Bloomington lies south of Minneapolis and the inner-ring suburb of Richfield. The Minneapolis street grids extends through Richfield and is present in parts of Bloomington, particularly between Interstate 35W and Cedar Avenue (Minnesota State Highway 77). However, the grid is much more fragmented in Bloomington, and many blocks are considerably larger—essentially two to four Minneapolis-sized blocks merged together.
There’s a certain logic to that, since the lot sizes for individual homes also grew as development moved pushed south and west through Bloomington. The most common residential lot size in Minneapolis is about one-eighth of an acre, while houses in Bloomington are typically on lots about two or three times that size. If a block size that formerly contained 30 homes could now only hold 15 or 10, it might make sense to bump up block sizes by a corresponding amount, in order to avoid creating too much infrastructure for too few people.
That alone might not have been so bad, but the city block structure also began to twist, turn, and break apart first as curving streets and then cul-de-sacs became fashionable among developers in the post-war era.
Lot sizes for commercial and industrial businesses also grew, and retailers were often concentrated into strip malls or shopping centers, all of which were major contributors to the weakening of the street grid. Even though many businesses have the same or similar amounts of square footage as comparable ones on smaller parcels in the core cities, they’re separated into single-use buildings and surrounded by parking lots.
All of this helps explain why so few people walk, bike, and take transit in the suburbs, and how much of a challenge it is to correct the situation. People can grow up in the suburbs without really understanding the concept of a city block or experiencing what it’s like to live in a true neighborhood where it’s possible to live, work, eat, shop, and do most other things without needing to get on a highway.

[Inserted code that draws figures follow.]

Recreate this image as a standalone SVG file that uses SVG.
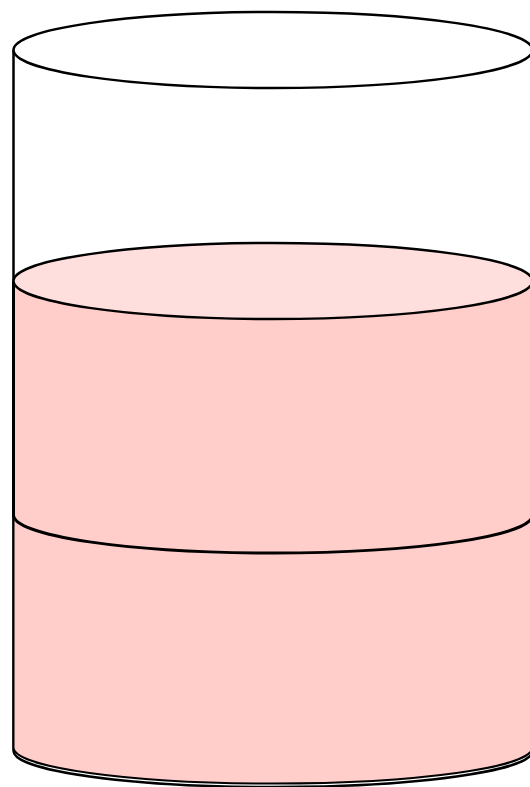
<svg xmlns="http://www.w3.org/2000/svg" width="530" height="787" viewBox="0 0 530 787">
<style>
.ln{stroke:#000;stroke-width:2.5;fill:none}
.liq{fill:#ffcecb}
.liqtop{fill:#ffdfde}
</style>
<rect width="530" height="787" fill="#fff"/>
<g id="beaker">
<path d="M13.5,50 L13.5,751 A259.5,36 0 0 0 532.5,751 L532.5,50" class="ln" style="fill:#fff"/>
</g>
<g id="liquid-lower">
<path d="M13.5,515 L13.5,747.5 A259.5,36 0 0 0 532.5,747.5 L532.5,515 Z" class="liq"/>
<path d="M13.5,515 L13.5,747.5 A259.5,36 0 0 0 532.5,747.5 L532.5,515" class="ln" style="stroke-width:2"/>
</g>
<g id="liquid-upper">
<path d="M13.5,281 L13.5,515 A259.5,38 0 0 0 532.5,515 L532.5,281 Z" class="liq"/>
<path d="M13.5,281 L13.5,515 A259.5,38 0 0 0 532.5,515 L532.5,281" class="ln" style="stroke-width:3"/>
<ellipse cx="273" cy="281" rx="259.5" ry="38" class="liqtop"/>
<ellipse cx="273" cy="281" rx="259.5" ry="38" class="ln"/>
</g>
<g id="beaker-rim">
<ellipse cx="273" cy="50" rx="259.5" ry="38" class="ln" style="fill:#fff"/>
</g>
</svg>
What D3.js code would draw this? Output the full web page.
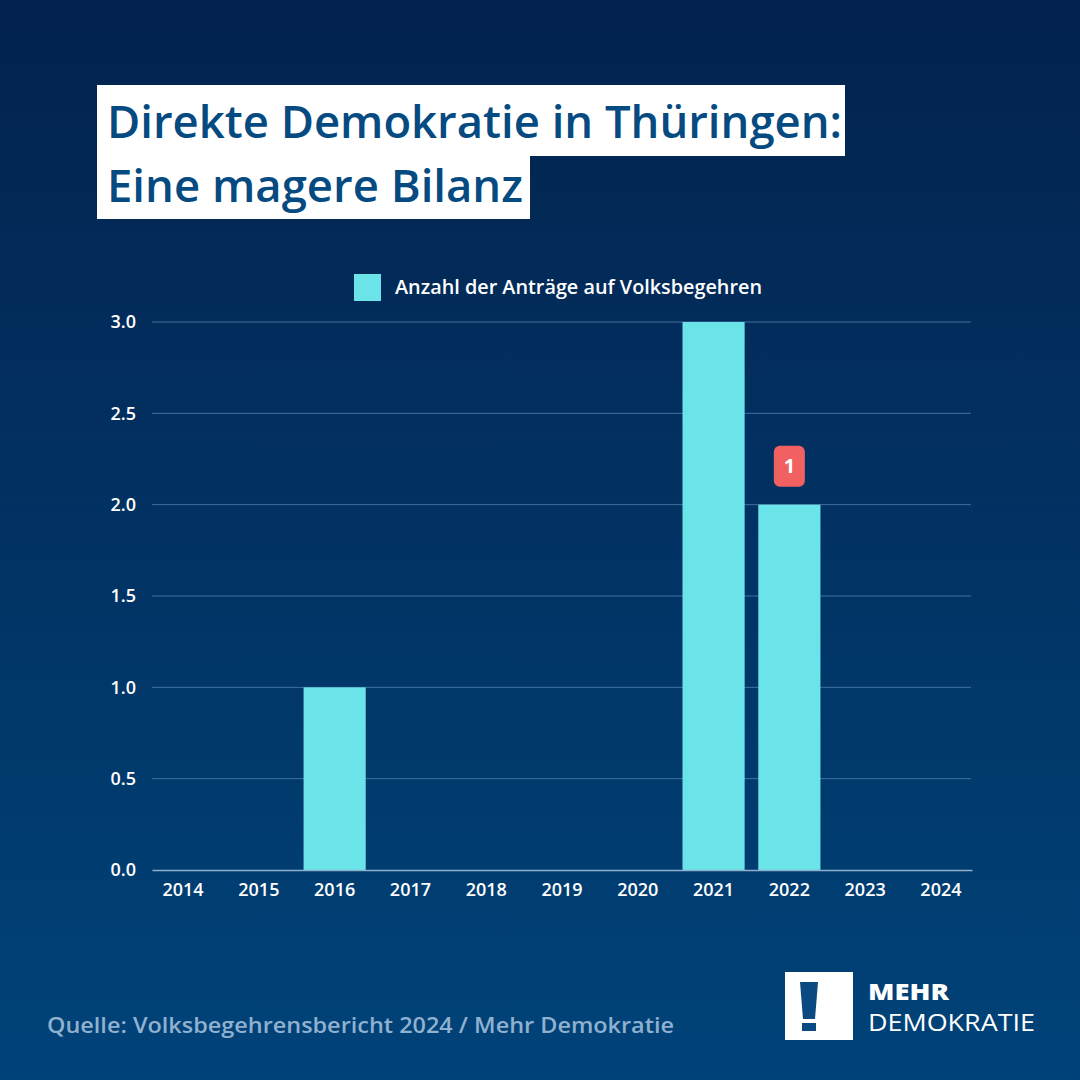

As Nick Magrino noted in his Measuring the Metro Area and Getting Real with the Map piece, only the core cities and a limited set of the suburbs can be considered “urban” in a traditional sense. Without the framework of a tight grid or other small-block layout, it becomes nearly impossible to meet or even set meaningful goals for increasing mode share for walking, biking, or taking transit, and it makes it extremely challenging to serve populations like children, the elderly, or those with disabilities who can’t move themselves around by car.
While developers have occasionally tried to go back to smaller block sizes in what I like to call “New Urbanish” projects, they are still often isolated in small pods. Going back to the grid is one of the only ways to break developers of their bad habits. But are we already too late?